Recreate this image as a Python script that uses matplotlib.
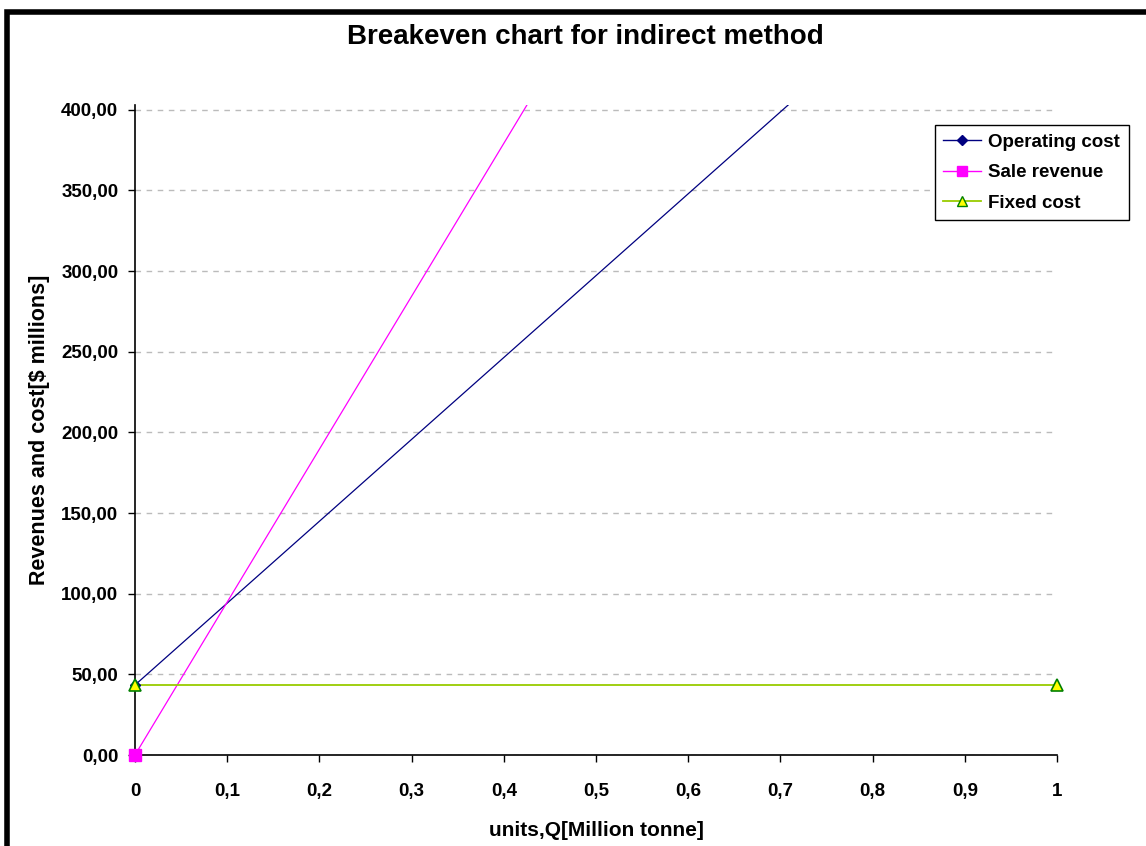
import matplotlib.pyplot as plt
from matplotlib.lines import Line2D
from matplotlib.patches import Rectangle
from matplotlib.ticker import FuncFormatter

# data
units = [0, 1]
operating_cost = [43.4, 551.0]
sale_revenue = [0.0, 948.0]
fixed_cost = [43.4, 43.4]

plt.rcParams['font.family'] = ['Liberation Sans', 'DejaVu Sans']
plt.rcParams['font.weight'] = 'bold'

fig = plt.figure(figsize=(11.46, 8.46), dpi=100)
ax = fig.add_axes([135/1146, 1 - 755/846, 922/1146, 650/846])

# lines (clipped to plot area)
ax.plot(units, operating_cost, color='#000080', lw=0.9, zorder=3)
ax.plot(units, sale_revenue, color='#FF00FF', lw=0.9, zorder=3)
ax.plot(units, fixed_cost, color='#99CC00', lw=1.3, zorder=3)

# markers (not clipped, only visible points)
ax.plot(units, operating_cost, ls='none', marker='D', ms=5, color='#000080',
        markevery=[0], clip_on=False, zorder=4)
ax.plot(units, sale_revenue, ls='none', marker='s', ms=8, color='#FF00FF',
        markevery=[0], clip_on=False, zorder=4)
ax.plot(units, fixed_cost, ls='none', marker='^', ms=8, markerfacecolor='#FFFF00',
        markeredgecolor='#008000', markeredgewidth=1.2, clip_on=False, zorder=5)

ax.set_xlim(0, 1)
ax.set_ylim(0, 403)
ax.set_xticks([i / 10 for i in range(11)])
ax.set_yticks(range(0, 401, 50))
ax.xaxis.set_major_formatter(FuncFormatter(lambda v, p: ('%g' % round(v, 1)).replace('.', ',')))
ax.yaxis.set_major_formatter(FuncFormatter(lambda v, p: ('%.2f' % v).replace('.', ',')))
ax.tick_params(labelsize=13.5, length=5, width=1, direction='out')
ax.tick_params(axis='x', pad=15)
ax.tick_params(axis='y', pad=7)
for lab in ax.get_xticklabels() + ax.get_yticklabels():
    lab.set_fontweight('bold')

ax.yaxis.grid(True, color='#BBBBBB', ls=(0, (4, 4)), lw=1)
ax.set_axisbelow(True)
ax.spines['top'].set_visible(False)
ax.spines['right'].set_visible(False)
ax.spines['left'].set_linewidth(1.2)
ax.spines['bottom'].set_linewidth(1.2)

ax.set_xlabel('units,Q[Million tonne]', fontsize=15, fontweight='bold', labelpad=15)
ax.set_ylabel('Revenues and cost[$ millions]', fontsize=15.5, fontweight='bold', labelpad=8)
fig.text(585/1146, 1 - 37/846, 'Breakeven chart for indirect method', ha='center', va='center',
         fontsize=20, fontweight='bold')

handles = [
    Line2D([], [], color='#000080', lw=1, marker='D', ms=5),
    Line2D([], [], color='#FF00FF', lw=1, marker='s', ms=7),
    Line2D([], [], color='#99CC00', lw=1.3, marker='^', ms=7,
           markerfacecolor='#FFFF00', markeredgecolor='#008000'),
]
leg = ax.legend(handles, ['Operating cost', 'Sale revenue', 'Fixed cost'],
                loc='upper left', bbox_to_anchor=(935/1146, 1 - 125/846),
                bbox_transform=fig.transFigure, fancybox=False, framealpha=1,
                edgecolor='black', prop={'size': 13.5, 'weight': 'bold'},
                handlelength=2.0, borderpad=0.45, labelspacing=0.72, handletextpad=0.4,
                borderaxespad=0)
leg.get_frame().set_linewidth(1)

# thick chart border (left and top visible)
fig.patches.append(Rectangle((7/1146, -0.1), 1.2, 1 - 12/846 + 0.1, transform=fig.transFigure,
                             fill=False, edgecolor='black', lw=4, zorder=10))

fig.savefig('out.png', dpi=100)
● ● ● ● ● ● ●
**EXERCISE AIM:** Repeat the lines above, starting at the first and stopping after the line that holds "from matplotlib.ticker import FuncFormatter", with the pictures left out.

**WRITTEN RESPONSE:**
Recreate this image as a Python script that uses matplotlib.
import matplotlib.pyplot as plt
from matplotlib.lines import Line2D
from matplotlib.patches import Rectangle
from matplotlib.ticker import FuncFormatter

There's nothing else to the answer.